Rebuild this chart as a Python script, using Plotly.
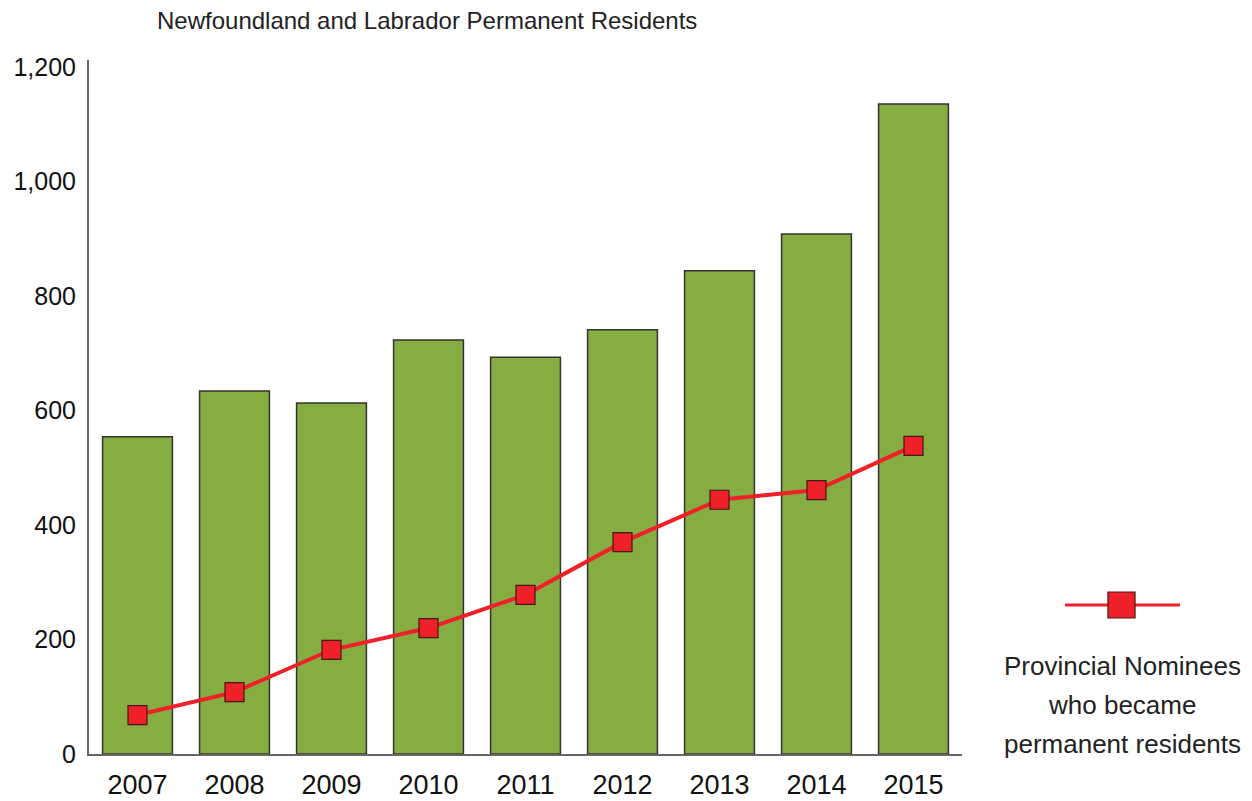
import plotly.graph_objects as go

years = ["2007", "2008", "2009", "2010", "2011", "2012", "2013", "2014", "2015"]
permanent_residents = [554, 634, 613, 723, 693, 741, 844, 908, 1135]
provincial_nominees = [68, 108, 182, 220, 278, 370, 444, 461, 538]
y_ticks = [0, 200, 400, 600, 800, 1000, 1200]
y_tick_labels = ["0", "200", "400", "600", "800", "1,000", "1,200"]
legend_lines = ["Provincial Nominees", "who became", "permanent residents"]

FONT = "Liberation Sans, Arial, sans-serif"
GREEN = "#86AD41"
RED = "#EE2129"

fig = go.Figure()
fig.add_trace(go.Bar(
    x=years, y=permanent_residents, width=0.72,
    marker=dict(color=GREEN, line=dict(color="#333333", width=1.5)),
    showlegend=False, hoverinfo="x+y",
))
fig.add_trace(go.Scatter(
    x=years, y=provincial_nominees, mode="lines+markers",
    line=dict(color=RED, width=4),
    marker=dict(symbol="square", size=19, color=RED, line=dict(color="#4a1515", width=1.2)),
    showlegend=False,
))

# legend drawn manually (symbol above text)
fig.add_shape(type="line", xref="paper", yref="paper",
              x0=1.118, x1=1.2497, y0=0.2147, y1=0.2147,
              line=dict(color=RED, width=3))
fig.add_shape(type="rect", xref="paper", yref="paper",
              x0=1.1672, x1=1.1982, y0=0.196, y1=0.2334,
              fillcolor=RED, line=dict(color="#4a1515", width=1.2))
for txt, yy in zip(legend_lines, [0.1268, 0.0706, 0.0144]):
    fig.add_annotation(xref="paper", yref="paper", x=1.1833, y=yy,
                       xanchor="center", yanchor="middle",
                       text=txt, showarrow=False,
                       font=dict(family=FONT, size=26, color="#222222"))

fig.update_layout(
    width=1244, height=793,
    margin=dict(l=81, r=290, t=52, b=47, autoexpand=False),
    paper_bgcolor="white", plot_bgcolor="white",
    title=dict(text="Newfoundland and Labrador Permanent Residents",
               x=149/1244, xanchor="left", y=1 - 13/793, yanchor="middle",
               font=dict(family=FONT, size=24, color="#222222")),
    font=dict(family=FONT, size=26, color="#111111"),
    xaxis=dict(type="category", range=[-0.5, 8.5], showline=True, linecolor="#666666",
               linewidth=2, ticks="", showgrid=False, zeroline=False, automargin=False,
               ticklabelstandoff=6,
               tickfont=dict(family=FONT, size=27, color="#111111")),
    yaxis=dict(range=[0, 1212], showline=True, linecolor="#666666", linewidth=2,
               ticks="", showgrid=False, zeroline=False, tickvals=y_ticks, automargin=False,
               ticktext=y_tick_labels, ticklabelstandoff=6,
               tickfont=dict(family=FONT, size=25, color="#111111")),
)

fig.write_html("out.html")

» **Given request**: Repeat the listing in full and exactly. Do not include any images.

» **Result of this task**:
Rebuild this chart as a Python script, using Plotly.
import plotly.graph_objects as go

years = ["2007", "2008", "2009", "2010", "2011", "2012", "2013", "2014", "2015"]
permanent_residents = [554, 634, 613, 723, 693, 741, 844, 908, 1135]
provincial_nominees = [68, 108, 182, 220, 278, 370, 444, 461, 538]
y_ticks = [0, 200, 400, 600, 800, 1000, 1200]
y_tick_labels = ["0", "200", "400", "600", "800", "1,000", "1,200"]
legend_lines = ["Provincial Nominees", "who became", "permanent residents"]

FONT = "Liberation Sans, Arial, sans-serif"
GREEN = "#86AD41"
RED = "#EE2129"

fig = go.Figure()
fig.add_trace(go.Bar(
    x=years, y=permanent_residents, width=0.72,
    marker=dict(color=GREEN, line=dict(color="#333333", width=1.5)),
    showlegend=False, hoverinfo="x+y",
))
fig.add_trace(go.Scatter(
    x=years, y=provincial_nominees, mode="lines+markers",
    line=dict(color=RED, width=4),
    marker=dict(symbol="square", size=19, color=RED, line=dict(color="#4a1515", width=1.2)),
    showlegend=False,
))

# legend drawn manually (symbol above text)
fig.add_shape(type="line", xref="paper", yref="paper",
              x0=1.118, x1=1.2497, y0=0.2147, y1=0.2147,
              line=dict(color=RED, width=3))
fig.add_shape(type="rect", xref="paper", yref="paper",
              x0=1.1672, x1=1.1982, y0=0.196, y1=0.2334,
              fillcolor=RED, line=dict(color="#4a1515", width=1.2))
for txt, yy in zip(legend_lines, [0.1268, 0.0706, 0.0144]):
    fig.add_annotation(xref="paper", yref="paper", x=1.1833, y=yy,
                       xanchor="center", yanchor="middle",
                       text=txt, showarrow=False,
                       font=dict(family=FONT, size=26, color="#222222"))

fig.update_layout(
    width=1244, height=793,
    margin=dict(l=81, r=290, t=52, b=47, autoexpand=False),
    paper_bgcolor="white", plot_bgcolor="white",
    title=dict(text="Newfoundland and Labrador Permanent Residents",
               x=149/1244, xanchor="left", y=1 - 13/793, yanchor="middle",
               font=dict(family=FONT, size=24, color="#222222")),
    font=dict(family=FONT, size=26, color="#111111"),
    xaxis=dict(type="category", range=[-0.5, 8.5], showline=True, linecolor="#666666",
               linewidth=2, ticks="", showgrid=False, zeroline=False, automargin=False,
               ticklabelstandoff=6,
               tickfont=dict(family=FONT, size=27, color="#111111")),
    yaxis=dict(range=[0, 1212], showline=True, linecolor="#666666", linewidth=2,
               ticks="", showgrid=False, zeroline=False, tickvals=y_ticks, automargin=False,
               ticktext=y_tick_labels, ticklabelstandoff=6,
               tickfont=dict(family=FONT, size=25, color="#111111")),
)

fig.write_html("out.html")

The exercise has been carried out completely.